Even filmmakers whose works premiered in Venice or Cannes now want to support their work at KVIFF “because they don’t have that many opportunities anymore to meet those for whom they make films.”
The eclectic film selection stems from pure intuition. “What one of my professors at the faculty told us was to really sit down in the cinema and not think about anything, to just let the movie work you,” said Och, “and to just rely on the years of doing this job. Because the more movies you watch, the better you know your instincts, and ultimately, it’s the instincts that decide.”
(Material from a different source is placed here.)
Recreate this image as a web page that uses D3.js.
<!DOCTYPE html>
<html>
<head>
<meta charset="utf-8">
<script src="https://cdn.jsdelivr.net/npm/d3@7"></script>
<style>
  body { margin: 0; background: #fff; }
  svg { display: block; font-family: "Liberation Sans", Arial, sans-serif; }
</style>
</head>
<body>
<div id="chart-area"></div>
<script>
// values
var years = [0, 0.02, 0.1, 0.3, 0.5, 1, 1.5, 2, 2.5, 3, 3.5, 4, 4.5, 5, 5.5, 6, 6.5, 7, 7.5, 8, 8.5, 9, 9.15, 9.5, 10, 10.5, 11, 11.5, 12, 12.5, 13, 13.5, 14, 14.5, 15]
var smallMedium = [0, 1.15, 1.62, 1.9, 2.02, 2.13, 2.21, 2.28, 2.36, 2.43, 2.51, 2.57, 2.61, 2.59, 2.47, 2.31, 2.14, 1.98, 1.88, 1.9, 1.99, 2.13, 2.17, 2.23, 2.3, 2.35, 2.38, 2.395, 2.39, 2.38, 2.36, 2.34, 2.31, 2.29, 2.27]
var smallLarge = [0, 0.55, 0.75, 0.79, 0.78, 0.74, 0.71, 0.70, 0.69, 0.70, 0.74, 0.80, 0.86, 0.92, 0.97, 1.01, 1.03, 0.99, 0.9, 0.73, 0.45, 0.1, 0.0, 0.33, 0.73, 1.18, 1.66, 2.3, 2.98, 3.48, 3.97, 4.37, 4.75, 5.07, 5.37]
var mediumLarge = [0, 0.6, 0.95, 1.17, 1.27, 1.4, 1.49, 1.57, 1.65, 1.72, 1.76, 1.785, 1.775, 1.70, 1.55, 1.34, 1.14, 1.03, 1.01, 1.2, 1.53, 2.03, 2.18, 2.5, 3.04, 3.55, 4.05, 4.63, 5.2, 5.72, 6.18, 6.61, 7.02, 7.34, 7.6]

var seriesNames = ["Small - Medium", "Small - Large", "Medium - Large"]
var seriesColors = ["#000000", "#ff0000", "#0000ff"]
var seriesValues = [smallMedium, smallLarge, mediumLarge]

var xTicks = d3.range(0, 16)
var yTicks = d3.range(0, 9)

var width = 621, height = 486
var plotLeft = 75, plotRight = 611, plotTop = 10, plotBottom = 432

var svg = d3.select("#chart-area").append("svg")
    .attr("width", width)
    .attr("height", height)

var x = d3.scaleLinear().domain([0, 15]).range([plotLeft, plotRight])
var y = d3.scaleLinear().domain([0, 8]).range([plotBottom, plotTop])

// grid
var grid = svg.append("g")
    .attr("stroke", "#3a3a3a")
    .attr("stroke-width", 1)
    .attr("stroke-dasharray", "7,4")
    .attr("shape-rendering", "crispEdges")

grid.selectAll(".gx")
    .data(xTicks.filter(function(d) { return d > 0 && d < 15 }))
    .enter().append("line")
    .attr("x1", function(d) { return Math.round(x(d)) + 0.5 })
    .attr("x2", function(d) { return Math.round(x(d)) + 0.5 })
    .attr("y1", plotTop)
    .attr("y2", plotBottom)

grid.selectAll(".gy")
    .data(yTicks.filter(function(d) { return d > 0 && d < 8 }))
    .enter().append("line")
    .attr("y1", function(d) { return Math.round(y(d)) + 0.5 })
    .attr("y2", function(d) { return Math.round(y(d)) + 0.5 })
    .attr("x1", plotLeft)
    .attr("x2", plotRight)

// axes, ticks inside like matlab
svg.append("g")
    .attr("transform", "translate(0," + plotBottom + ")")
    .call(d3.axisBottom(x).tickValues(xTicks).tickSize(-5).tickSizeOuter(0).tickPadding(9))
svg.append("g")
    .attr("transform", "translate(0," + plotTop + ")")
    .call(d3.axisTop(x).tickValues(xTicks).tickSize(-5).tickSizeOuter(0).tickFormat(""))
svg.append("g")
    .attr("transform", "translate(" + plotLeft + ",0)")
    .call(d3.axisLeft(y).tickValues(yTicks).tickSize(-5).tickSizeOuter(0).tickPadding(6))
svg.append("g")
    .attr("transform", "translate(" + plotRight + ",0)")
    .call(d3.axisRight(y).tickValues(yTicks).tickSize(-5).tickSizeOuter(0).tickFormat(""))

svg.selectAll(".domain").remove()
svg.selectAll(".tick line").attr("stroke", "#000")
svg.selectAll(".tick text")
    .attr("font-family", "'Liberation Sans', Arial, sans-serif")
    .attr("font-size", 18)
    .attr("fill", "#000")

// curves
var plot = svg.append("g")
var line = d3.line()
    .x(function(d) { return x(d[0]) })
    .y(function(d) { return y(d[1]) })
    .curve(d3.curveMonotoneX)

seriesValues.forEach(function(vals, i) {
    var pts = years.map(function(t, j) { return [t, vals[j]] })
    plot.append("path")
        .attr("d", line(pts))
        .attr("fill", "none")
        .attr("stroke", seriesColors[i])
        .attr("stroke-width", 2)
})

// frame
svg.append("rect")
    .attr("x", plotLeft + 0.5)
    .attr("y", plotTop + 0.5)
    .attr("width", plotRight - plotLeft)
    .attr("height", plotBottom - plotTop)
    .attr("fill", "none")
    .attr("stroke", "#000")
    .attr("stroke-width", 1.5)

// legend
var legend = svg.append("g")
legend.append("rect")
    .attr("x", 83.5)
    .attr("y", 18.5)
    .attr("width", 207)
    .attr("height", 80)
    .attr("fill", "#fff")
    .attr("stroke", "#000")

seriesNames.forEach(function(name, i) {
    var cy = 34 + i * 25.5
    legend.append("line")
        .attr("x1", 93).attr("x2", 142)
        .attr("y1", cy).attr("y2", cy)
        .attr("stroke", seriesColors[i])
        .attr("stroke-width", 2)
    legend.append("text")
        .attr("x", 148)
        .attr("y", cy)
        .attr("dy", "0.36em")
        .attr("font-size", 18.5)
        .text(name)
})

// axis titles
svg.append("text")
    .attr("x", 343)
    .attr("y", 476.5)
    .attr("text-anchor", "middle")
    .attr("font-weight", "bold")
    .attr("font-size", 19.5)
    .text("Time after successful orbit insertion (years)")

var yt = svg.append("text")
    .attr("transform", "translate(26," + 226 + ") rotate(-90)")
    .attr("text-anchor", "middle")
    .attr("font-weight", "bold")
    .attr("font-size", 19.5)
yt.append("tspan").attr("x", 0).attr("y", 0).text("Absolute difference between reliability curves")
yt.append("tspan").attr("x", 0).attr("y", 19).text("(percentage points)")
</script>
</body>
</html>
This same genuine curiosity determines each year’s retrospective section, with the wild works of post-war Japanese filmmaker Yasuzô Masumura chosen this year by curator Joseph Fahim and screening to packed audiences. And if the team’s cinephilia remained in doubt, it’s worth noting that Och also allows himself to use his privileges as creative director to screen one film by John Cassavetes each year (“Minnie and Moskowitz” this time), simply for the pleasure of it.
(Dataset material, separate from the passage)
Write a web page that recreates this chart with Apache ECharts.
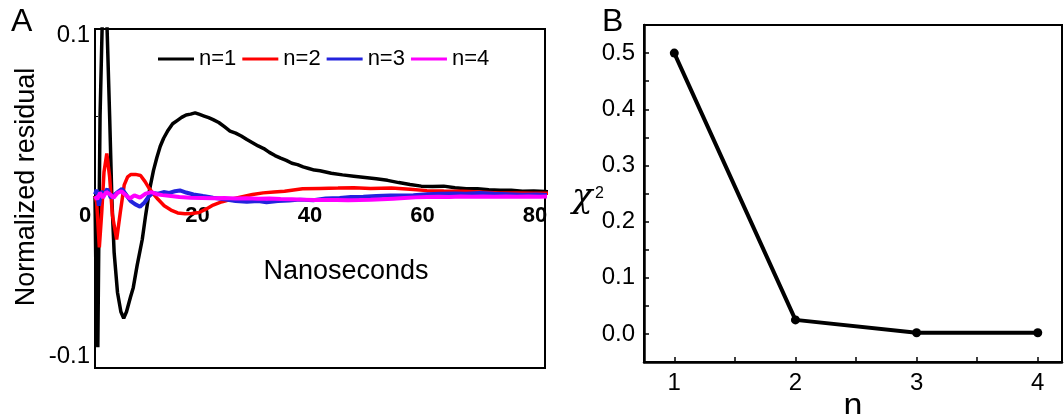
<!DOCTYPE html>
<html>
<head>
<meta charset="utf-8">
<script src="https://cdn.jsdelivr.net/npm/echarts@6/dist/echarts.min.js"></script>
<style>
html,body{margin:0;padding:0;background:#fff;}
#chart{width:1064px;height:414px;}
</style>
</head>
<body>
<div id="chart"></div>
<script>
// ---------- Panel A data: normalized residuals vs time (ns) ----------
const seriesNamesA = ['n=1', 'n=2', 'n=3', 'n=4'];
const xTickLabelsA = [0, 20, 40, 60, 80];
const yTickLabelsA = [-0.1, 0.1];

const residN1 = [
  [0,0],[0.2,-0.06],[0.5,-0.094],[0.7,-0.02],[0.9,0.05],[1.3,0.11],[1.7,0.13],[2.1,0.11],
  [2.6,0.05],[3.0,-0.002],[3.4,-0.035],[4.0,-0.06],[4.6,-0.072],[5.1,-0.076],[5.6,-0.072],
  [6.3,-0.063],[6.8,-0.057],[7.5,-0.043],[8.4,-0.027],[9.0,-0.012],[9.7,0.004],[10.4,0.016],
  [11.0,0.024],[11.6,0.031],[12.2,0.036],[13.0,0.041],[13.8,0.045],[14.6,0.047],[15.4,0.049],
  [16.2,0.0505],[17.0,0.051],[17.8,0.0518],[18.6,0.0508],[19.4,0.0498],[20.2,0.0488],[21,0.0476],
  [22,0.0458],[23,0.0432],[24,0.0405],[25,0.0392],[26,0.0374],[27,0.0352],[28,0.0332],[29,0.0312],
  [30,0.0296],[31,0.0272],[32,0.0252],[33,0.0236],[34,0.0222],[35,0.0204],[36,0.0196],[37,0.0182],
  [38,0.0172],[39,0.0162],[40,0.0158],[42,0.0142],[44,0.0132],[46,0.0124],[48,0.0116],[50,0.0108],
  [52,0.0098],[54,0.0084],[56,0.0072],[58,0.0062],[60,0.006],[62,0.0062],[64,0.0052],[66,0.0046],
  [68,0.0046],[70,0.004],[72,0.0036],[74,0.0036],[76,0.003],[78,0.0032],[80,0.0028],[81,0.0026]
];
const residN2 = [
  [0,0],[0.3,-0.004],[0.77,-0.032],[1.2,-0.01],[1.6,0.015],[2.1,0.0265],[2.6,0.012],[3.1,-0.012],
  [3.85,-0.027],[4.5,-0.01],[5.2,0.007],[5.8,0.012],[6.4,0.0135],[7.2,0.0135],[8.1,0.0128],[8.9,0.009],
  [9.6,0.005],[10.3,0.0017],[11.2,-0.002],[12.3,-0.006],[13.5,-0.0087],[14.7,-0.0105],[16,-0.011],
  [17.2,-0.0108],[18.5,-0.0102],[19.8,-0.008],[21,-0.0056],[22.6,-0.0035],[24.2,-0.002],[26,-0.0005],
  [28,0.001],[29.9,0.002],[31.8,0.0026],[33.7,0.003],[35.3,0.0038],[36.9,0.0045],[40,0.0048],
  [43.2,0.005],[46,0.0052],[49,0.0048],[52.7,0.005],[56,0.0042],[59,0.0034],[62,0.0032],[65.3,0.003],
  [68.5,0.0025],[71.6,0.002],[75,0.0019],[78,0.0018],[81,0.0017]
];
const residN3 = [
  [0,0.001],[0.3,0.004],[0.7,-0.006],[1.1,0.003],[1.6,0.001],[2.2,0.0045],[2.8,-0.001],[3.5,0.001],
  [4.2,0.003],[4.8,0.0045],[5.5,0.001],[6.3,-0.003],[7.1,-0.005],[8.0,-0.0066],[8.8,-0.004],[9.6,0],
  [10.3,0.002],[11.2,0.0015],[12.2,0.0025],[13.2,0.002],[14.2,0.003],[15.1,0.0035],[16.2,0.0022],
  [17.5,0.001],[19.2,0],[21,-0.001],[23,-0.002],[25,-0.003],[27,-0.0035],[29,-0.003],[30.5,-0.0038],
  [32.5,-0.003],[34.5,-0.0028],[36.5,-0.0022],[38.8,-0.0026],[41,-0.0015],[43.5,-0.0012],[45.5,-0.0006],
  [47.7,-0.0004],[50,0],[52.5,0.0003],[54.5,0.0004],[56.6,0.0006],[59,0.0012],[61.5,0.0015],[64,0.0016],
  [66,0.0014],[68.4,0.002],[71,0.0015],[73.5,0.0012],[76,0.0008],[78.5,0.001],[81,0.0006]
];
const residN4 = [
  [0,0],[0.4,-0.002],[0.9,0.002],[1.4,-0.001],[2.0,0.0025],[2.7,0.001],[3.3,-0.001],[4.0,0.002],
  [4.7,0.003],[5.5,0.0005],[6.2,-0.0015],[7.0,0.0005],[8.0,-0.001],[9.0,0.0015],[10.0,0.0025],[11,0.0012],
  [12,0.0006],[13.5,0],[15,-0.0006],[17,-0.001],[19,-0.0012],[21,-0.0014],[23,-0.0012],[25,-0.0015],
  [27,-0.0014],[29,-0.0016],[31,-0.0015],[33,-0.0018],[35,-0.002],[37,-0.0022],[39,-0.0024],[41,-0.0025],
  [43,-0.0024],[45,-0.0026],[47,-0.0025],[49,-0.0023],[51,-0.002],[53,-0.0016],[55,-0.0012],[57,-0.0008],
  [59,-0.0006],[61,-0.0004],[63,-0.0005],[65,-0.0003],[67,-0.0004],[69,-0.0002],[71,-0.0004],[73,-0.0003],
  [75,-0.0004],[77,-0.0002],[79,-0.0004],[81,-0.0003]
];

// ---------- Panel B data: chi-square vs n ----------
const nValuesB = [1, 2, 3, 4];
const chiSqB = [0.5, 0.025, 0.002, 0.002];
const yTickLabelsB = [0.0, 0.1, 0.2, 0.3, 0.4, 0.5];

const colorsA = ['#000000', '#ff0000', '#2323dd', '#ff00ff'];
const residAll = [residN1, residN2, residN3, residN4];
const FONT = 'Liberation Sans, Arial, sans-serif';

// Panel A layout
const gridA = {left: 95, top: 29, width: 450, height: 339};
const yMinA = -0.107, yMaxA = 0.104;
// x axis sits on the y = 0 line (moved up from the bottom edge by the axis offset)
const zeroOffsetA = -gridA.height * (0 - yMinA) / (yMaxA - yMinA);

const chart = echarts.init(document.getElementById('chart'), null, {renderer: 'canvas'});

const seriesA = seriesNamesA.map((name, i) => ({
  name: name,
  type: 'line',
  xAxisIndex: 0,
  yAxisIndex: 0,
  data: residAll[i],
  symbol: 'none',
  smooth: false,
  clip: true,
  lineStyle: {color: colorsA[i], width: i < 2 ? 3.5 : 4},
  itemStyle: {color: colorsA[i]},
  z: 2 + i
}));

const option = {
  animation: false,
  backgroundColor: '#ffffff',
  textStyle: {fontFamily: FONT, color: '#000'},
  grid: [
    Object.assign({show: true, borderColor: '#000', borderWidth: 2, backgroundColor: 'transparent', outerBoundsMode: 'none', containLabel: false}, gridA),
    {left: 644, top: 25, width: 418, height: 337, show: true, borderColor: '#000', borderWidth: 2, backgroundColor: 'transparent', outerBoundsMode: 'none', containLabel: false}
  ],
  legend: {
    data: seriesNamesA,
    left: 153,
    top: 43,
    icon: 'rect',
    itemWidth: 36,
    itemHeight: 3,
    itemGap: 6,
    textStyle: {fontSize: 22, fontFamily: FONT, color: '#000'}
  },
  xAxis: [
    {
      gridIndex: 0, type: 'value', min: 0, max: 80, position: 'bottom', offset: zeroOffsetA,
      axisLine: {show: true, onZero: false, lineStyle: {color: 'rgba(0,0,0,0)'}},
      axisTick: {show: false},
      splitLine: {show: false},
      axisLabel: {
        customValues: xTickLabelsA,
        fontSize: 22, fontWeight: 'bold', color: '#000', fontFamily: FONT,
        margin: 9, padding: [0, 20, 0, 0],
        formatter: v => String(v)
      },
      name: 'Nanoseconds', nameLocation: 'middle', nameGap: 62, nameMoveOverlap: false,
      nameTextStyle: {fontSize: 27, color: '#000', fontFamily: FONT, padding: [0, 0, 0, 52]}
    },
    {
      gridIndex: 1, type: 'value', min: 0.75, max: 4.2,
      axisLine: {show: true, onZero: false, lineStyle: {color: '#000', width: 2.5}},
      axisTick: {show: true, inside: true, length: 5, customValues: [1, 1.5, 2, 2.5, 3, 3.5, 4], lineStyle: {color: '#000', width: 1.5}},
      splitLine: {show: false},
      axisLabel: {customValues: nValuesB, fontSize: 24, color: '#000', fontFamily: FONT, margin: 9, formatter: v => String(v)},
      name: 'n', nameLocation: 'middle', nameGap: 28, nameMoveOverlap: false,
      nameTextStyle: {fontSize: 34, color: '#000', fontFamily: FONT}
    }
  ],
  yAxis: [
    {
      gridIndex: 0, type: 'value', min: yMinA, max: yMaxA,
      axisLine: {show: true, onZero: false, lineStyle: {color: '#000', width: 2}},
      axisTick: {show: true, inside: true, length: 3, customValues: [-0.05, 0.05], lineStyle: {color: '#000'}},
      splitLine: {show: false},
      axisLabel: {customValues: yTickLabelsA, fontSize: 24, color: '#000', fontFamily: FONT, margin: 5, formatter: v => v.toFixed(1)}
    },
    {
      gridIndex: 1, type: 'value', min: -0.05, max: 0.55,
      axisLine: {show: true, onZero: false, lineStyle: {color: '#000', width: 2.5}},
      axisTick: {show: true, inside: true, length: 5,
        customValues: [0, 0.05, 0.1, 0.15, 0.2, 0.25, 0.3, 0.35, 0.4, 0.45, 0.5], lineStyle: {color: '#000', width: 1.5}},
      splitLine: {show: false},
      axisLabel: {customValues: yTickLabelsB, fontSize: 24, color: '#000', fontFamily: FONT, margin: 9, formatter: v => v.toFixed(1)}
    }
  ],
  graphic: [
    {type: 'text', left: 11, top: 6, style: {text: 'A', fontSize: 32, fontFamily: FONT, fill: '#000'}},
    {type: 'text', left: 602, top: 6, style: {text: 'B', fontSize: 32, fontFamily: FONT, fill: '#000'}},
    {type: 'text', x: 27, y: 187, rotation: Math.PI / 2,
      style: {text: 'Normalized residual', fontSize: 27, fontFamily: FONT, fill: '#000', align: 'center', verticalAlign: 'middle'}},
    {type: 'text', left: 572, top: 181, style: {text: 'χ', fontSize: 34, fontFamily: 'DejaVu Serif, serif', fontStyle: 'italic', fill: '#000'}},
    {type: 'text', left: 595, top: 186, style: {text: '2', fontSize: 16, fontFamily: FONT, fill: '#000'}}
  ],
  series: seriesA.concat([
    {
      name: 'chi2',
      type: 'line',
      xAxisIndex: 1,
      yAxisIndex: 1,
      data: nValuesB.map((n, i) => [n, chiSqB[i]]),
      symbol: 'circle',
      symbolSize: 9,
      lineStyle: {color: '#000', width: 4},
      itemStyle: {color: '#000'},
      z: 3
    }
  ])
};

chart.setOption(option);
</script>
</body>
</html>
Perhaps most strikingly, KVIFF benefits from its charming setting in a spa town where romantic upholstery and pink, yellow, or blue buildings along the river and up the mountain create a sense of being out of time and space. “It might be obvious, but people probably don’t realize enough how important it is to have a festival in a city where the majority of the guests do not work nor live,” said Och, who is based in Prague. “It’s such a challenge to prepare a lineup of films which are often demanding, because we’re talking arthouse cinema, [that will enter] the life of people who spend the day at the office.”
By contrast, Karlovy Vary offers a break from everyday life in an atmospheric environment, aesthetically verging on Wes Anderson’s idea of 20th century Europe but full of diverse and exciting cinema old and new — and with additional score by Russell Crowe.